Extract the lines of the material below, beginning with the first and ending with the line that holds "plt.rcParams['font.family'] = ['Liberation". Skip every picture.

** begin DATA EXTRACT **

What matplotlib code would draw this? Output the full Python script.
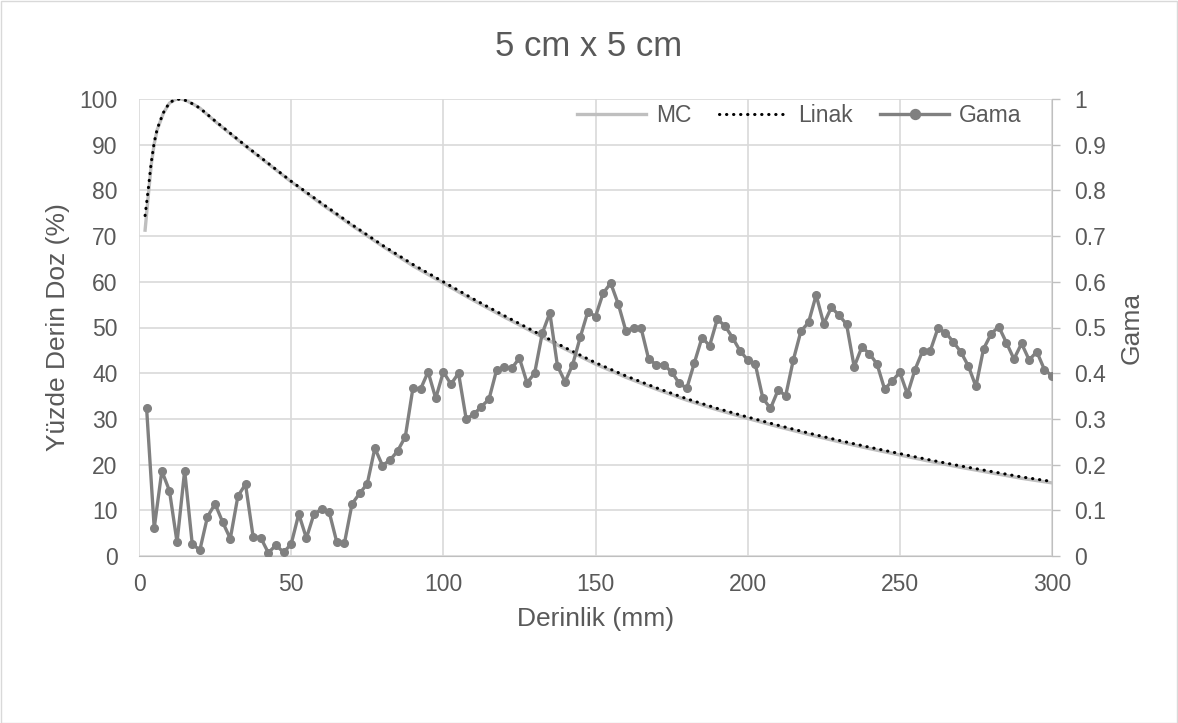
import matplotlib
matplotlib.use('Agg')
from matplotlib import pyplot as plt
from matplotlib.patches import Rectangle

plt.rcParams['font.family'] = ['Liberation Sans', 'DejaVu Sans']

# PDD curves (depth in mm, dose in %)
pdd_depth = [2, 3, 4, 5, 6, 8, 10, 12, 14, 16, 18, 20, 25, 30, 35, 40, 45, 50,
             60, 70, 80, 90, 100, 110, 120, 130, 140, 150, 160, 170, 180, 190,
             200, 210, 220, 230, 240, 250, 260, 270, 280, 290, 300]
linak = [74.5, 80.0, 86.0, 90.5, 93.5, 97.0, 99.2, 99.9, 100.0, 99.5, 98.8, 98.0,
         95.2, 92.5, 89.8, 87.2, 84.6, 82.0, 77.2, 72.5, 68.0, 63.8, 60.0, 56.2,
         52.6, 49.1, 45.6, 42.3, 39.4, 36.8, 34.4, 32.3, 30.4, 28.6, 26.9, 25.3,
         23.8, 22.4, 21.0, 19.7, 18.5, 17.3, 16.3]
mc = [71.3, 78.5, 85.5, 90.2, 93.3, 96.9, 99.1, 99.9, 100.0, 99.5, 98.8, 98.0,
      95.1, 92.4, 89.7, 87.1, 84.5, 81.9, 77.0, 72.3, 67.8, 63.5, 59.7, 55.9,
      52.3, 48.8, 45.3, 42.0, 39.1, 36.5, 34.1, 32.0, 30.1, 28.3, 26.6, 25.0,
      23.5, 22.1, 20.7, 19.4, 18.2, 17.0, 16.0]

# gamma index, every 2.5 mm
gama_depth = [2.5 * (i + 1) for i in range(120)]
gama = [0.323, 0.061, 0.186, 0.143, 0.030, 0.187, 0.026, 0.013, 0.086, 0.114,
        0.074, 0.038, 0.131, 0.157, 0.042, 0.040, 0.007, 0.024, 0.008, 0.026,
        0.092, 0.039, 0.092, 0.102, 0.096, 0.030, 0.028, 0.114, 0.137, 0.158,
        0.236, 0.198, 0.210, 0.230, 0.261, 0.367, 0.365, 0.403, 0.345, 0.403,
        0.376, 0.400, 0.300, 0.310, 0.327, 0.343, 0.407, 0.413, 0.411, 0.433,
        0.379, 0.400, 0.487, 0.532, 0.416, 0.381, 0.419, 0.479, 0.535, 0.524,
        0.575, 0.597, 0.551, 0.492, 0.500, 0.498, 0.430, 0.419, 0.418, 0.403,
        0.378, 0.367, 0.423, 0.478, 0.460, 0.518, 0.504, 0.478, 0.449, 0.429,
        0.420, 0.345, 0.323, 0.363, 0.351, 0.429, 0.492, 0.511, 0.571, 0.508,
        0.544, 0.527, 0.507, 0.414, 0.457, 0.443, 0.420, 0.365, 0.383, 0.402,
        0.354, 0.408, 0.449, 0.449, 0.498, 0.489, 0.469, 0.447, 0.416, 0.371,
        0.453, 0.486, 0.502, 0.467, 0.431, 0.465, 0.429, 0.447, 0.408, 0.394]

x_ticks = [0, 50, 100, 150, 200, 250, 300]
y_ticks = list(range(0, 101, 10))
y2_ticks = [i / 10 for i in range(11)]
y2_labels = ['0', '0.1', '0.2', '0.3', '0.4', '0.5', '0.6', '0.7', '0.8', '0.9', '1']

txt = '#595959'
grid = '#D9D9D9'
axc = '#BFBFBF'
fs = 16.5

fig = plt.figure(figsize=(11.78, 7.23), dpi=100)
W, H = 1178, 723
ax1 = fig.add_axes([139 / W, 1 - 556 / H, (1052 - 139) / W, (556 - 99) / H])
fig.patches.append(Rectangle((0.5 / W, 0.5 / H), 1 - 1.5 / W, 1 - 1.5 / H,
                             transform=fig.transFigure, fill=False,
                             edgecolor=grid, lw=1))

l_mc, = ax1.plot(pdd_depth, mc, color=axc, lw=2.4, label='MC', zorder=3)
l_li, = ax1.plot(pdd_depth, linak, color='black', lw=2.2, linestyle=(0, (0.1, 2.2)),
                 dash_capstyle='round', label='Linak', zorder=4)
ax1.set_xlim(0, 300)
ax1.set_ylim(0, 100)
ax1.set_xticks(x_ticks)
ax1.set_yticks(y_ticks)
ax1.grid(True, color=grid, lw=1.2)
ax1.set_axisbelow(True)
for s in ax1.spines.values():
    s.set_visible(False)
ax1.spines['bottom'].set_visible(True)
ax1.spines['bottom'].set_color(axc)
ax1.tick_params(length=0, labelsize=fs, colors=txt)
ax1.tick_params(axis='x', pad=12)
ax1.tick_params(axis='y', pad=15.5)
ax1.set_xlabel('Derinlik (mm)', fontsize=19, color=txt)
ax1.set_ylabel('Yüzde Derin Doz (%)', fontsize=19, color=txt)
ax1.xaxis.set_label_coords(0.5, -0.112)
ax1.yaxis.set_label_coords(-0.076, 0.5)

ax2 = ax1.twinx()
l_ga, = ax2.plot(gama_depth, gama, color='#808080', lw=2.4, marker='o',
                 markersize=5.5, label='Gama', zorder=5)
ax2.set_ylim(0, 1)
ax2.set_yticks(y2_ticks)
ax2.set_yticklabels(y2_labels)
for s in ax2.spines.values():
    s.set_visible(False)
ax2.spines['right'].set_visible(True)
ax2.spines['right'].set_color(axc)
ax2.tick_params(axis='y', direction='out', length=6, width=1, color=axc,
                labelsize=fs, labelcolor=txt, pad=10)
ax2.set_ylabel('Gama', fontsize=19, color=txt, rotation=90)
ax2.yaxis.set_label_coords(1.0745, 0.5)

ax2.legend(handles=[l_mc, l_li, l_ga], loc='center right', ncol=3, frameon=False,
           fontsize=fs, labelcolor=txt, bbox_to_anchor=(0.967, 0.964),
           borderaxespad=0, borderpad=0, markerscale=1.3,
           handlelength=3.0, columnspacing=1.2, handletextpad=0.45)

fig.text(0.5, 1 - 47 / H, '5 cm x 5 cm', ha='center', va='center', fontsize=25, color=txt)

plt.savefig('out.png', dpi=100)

** end DATA EXTRACT **

§ ANSWER TO THE PROBLEM:
What matplotlib code would draw this? Output the full Python script.
import matplotlib
matplotlib.use('Agg')
from matplotlib import pyplot as plt
from matplotlib.patches import Rectangle

plt.rcParams['font.family'] = ['Liberation Sans', 'DejaVu Sans']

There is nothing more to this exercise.